Directions >>
Select every line holding the word "this" and copy it.

Exercise inputs >>
------------------------------------

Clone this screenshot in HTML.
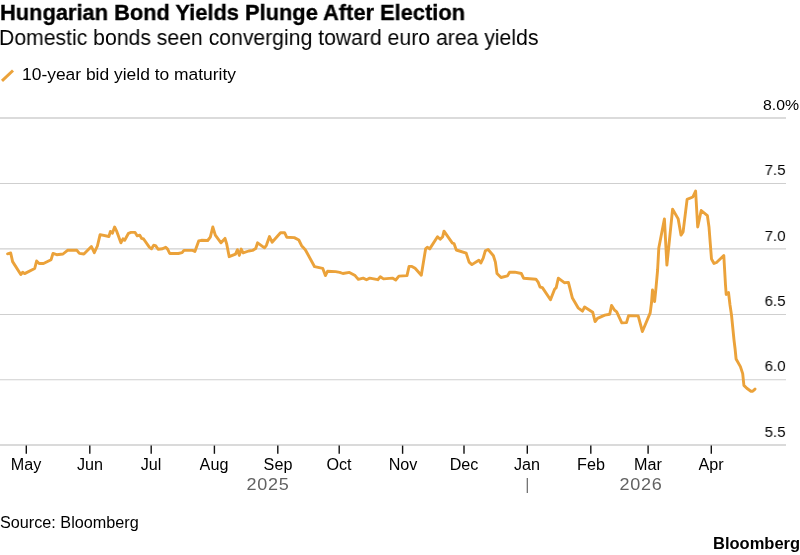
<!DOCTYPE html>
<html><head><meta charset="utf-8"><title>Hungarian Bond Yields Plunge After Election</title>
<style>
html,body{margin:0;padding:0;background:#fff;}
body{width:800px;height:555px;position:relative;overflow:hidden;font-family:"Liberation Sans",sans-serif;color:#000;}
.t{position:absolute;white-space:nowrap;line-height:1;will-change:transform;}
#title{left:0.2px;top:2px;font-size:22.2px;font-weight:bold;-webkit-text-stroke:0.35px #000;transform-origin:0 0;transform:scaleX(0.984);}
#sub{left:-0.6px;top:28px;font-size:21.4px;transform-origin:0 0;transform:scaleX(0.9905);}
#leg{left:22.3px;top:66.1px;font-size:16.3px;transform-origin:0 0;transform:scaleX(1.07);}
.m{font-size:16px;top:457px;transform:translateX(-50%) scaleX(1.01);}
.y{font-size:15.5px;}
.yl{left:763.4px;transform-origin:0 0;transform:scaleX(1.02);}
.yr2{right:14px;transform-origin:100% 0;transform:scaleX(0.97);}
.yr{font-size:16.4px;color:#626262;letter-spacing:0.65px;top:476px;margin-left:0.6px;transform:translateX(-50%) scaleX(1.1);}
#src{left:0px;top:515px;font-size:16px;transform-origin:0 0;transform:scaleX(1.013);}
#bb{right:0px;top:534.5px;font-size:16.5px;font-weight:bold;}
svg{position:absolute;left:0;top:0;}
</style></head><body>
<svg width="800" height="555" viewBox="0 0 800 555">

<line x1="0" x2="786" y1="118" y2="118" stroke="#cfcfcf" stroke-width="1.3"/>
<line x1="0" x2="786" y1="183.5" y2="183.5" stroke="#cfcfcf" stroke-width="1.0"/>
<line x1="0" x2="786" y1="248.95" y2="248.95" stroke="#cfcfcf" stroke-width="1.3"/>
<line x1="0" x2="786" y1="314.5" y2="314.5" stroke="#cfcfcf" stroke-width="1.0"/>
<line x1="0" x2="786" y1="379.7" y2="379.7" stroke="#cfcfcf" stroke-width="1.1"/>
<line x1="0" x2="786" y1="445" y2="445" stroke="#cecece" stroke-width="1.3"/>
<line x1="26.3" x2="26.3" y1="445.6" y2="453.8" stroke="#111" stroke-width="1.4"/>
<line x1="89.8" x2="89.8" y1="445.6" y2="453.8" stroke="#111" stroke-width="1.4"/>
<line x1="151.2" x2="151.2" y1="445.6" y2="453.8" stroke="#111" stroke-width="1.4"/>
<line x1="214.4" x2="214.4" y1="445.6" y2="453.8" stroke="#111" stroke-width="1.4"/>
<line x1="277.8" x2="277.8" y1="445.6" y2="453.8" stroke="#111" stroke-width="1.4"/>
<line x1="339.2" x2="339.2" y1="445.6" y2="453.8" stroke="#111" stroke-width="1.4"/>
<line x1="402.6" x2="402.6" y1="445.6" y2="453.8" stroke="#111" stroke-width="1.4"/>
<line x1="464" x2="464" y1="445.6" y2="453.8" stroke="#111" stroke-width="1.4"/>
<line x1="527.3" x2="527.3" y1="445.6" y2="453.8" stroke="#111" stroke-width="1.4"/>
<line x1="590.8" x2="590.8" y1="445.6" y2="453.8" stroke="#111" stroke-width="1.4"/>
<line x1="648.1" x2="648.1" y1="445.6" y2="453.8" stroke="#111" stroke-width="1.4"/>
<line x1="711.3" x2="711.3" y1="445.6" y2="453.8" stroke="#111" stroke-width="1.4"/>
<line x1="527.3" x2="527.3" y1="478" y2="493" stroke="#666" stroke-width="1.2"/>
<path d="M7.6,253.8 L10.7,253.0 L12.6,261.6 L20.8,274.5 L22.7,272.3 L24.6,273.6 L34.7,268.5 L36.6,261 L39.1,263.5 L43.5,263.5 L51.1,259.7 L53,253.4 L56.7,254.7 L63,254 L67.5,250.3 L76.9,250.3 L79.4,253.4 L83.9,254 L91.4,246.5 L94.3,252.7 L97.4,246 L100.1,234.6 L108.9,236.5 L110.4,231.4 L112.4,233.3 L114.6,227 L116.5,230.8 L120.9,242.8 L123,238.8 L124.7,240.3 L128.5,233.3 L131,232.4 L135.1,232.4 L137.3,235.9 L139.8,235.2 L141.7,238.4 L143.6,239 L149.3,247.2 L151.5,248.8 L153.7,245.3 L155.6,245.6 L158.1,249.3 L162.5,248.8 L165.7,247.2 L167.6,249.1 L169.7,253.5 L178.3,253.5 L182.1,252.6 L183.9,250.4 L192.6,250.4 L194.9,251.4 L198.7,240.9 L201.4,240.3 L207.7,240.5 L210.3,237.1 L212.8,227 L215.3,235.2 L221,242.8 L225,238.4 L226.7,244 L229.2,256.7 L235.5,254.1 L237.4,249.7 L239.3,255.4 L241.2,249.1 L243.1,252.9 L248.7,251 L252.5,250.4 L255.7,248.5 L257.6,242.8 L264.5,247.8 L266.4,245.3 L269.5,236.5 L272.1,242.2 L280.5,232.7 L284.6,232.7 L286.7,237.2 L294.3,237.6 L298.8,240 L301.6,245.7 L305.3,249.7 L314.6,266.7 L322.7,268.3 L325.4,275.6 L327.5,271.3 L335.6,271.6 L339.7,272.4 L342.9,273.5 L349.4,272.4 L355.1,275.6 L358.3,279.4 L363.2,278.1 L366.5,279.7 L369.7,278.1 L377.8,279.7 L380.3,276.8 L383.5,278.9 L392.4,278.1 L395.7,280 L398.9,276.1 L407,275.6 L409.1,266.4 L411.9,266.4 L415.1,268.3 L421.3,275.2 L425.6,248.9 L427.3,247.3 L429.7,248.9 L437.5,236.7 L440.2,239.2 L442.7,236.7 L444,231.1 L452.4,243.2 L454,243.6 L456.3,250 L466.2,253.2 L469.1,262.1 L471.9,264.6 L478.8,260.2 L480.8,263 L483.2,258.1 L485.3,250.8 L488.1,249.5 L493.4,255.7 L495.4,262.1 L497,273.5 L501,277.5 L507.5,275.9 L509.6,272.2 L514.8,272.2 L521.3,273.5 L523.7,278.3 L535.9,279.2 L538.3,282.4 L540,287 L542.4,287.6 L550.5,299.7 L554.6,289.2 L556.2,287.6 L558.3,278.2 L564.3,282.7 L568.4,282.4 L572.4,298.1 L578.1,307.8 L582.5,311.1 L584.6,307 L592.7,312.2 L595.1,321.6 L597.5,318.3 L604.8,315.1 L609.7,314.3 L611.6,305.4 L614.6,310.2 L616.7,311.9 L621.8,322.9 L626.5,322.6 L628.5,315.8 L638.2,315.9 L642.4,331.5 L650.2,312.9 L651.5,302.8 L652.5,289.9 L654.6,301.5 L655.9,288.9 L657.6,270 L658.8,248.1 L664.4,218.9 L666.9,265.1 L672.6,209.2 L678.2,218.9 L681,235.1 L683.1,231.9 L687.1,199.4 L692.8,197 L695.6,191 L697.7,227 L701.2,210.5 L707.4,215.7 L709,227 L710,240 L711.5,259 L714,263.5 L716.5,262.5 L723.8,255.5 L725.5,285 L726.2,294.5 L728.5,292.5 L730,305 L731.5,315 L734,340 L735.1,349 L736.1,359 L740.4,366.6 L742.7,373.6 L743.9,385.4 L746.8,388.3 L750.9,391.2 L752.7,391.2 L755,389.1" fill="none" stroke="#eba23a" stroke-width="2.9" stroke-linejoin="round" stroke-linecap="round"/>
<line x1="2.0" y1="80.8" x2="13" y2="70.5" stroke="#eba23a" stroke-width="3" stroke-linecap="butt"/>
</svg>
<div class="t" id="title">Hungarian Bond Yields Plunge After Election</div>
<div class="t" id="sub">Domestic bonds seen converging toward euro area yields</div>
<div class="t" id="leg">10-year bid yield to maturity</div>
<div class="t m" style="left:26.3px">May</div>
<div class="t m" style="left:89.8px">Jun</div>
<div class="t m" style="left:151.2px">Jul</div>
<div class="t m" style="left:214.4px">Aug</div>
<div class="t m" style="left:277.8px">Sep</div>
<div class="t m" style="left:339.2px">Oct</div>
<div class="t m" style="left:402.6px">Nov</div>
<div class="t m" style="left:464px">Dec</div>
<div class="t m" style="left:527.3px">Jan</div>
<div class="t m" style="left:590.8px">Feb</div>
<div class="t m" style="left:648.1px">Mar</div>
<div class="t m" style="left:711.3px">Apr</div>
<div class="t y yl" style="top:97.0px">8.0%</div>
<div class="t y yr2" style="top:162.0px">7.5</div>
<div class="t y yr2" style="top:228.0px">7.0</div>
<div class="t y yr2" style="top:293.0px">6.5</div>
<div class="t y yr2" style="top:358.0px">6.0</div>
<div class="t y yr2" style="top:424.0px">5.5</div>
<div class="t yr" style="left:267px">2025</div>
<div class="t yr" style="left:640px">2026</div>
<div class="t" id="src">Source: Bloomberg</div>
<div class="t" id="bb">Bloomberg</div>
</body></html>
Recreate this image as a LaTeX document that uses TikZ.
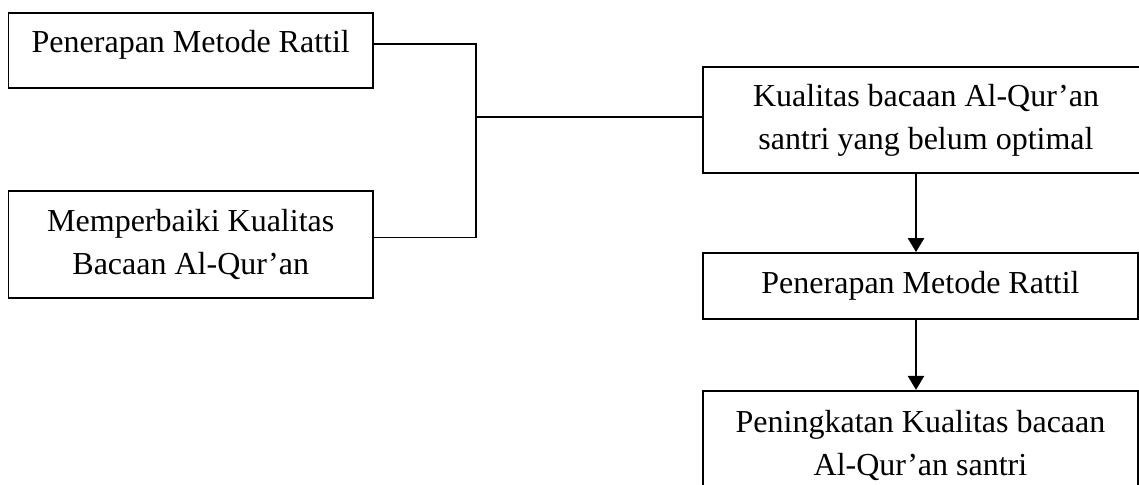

------------------------------------

Written response >>
Clone this screenshot in HTML.
Recreate this image as a LaTeX document that uses TikZ.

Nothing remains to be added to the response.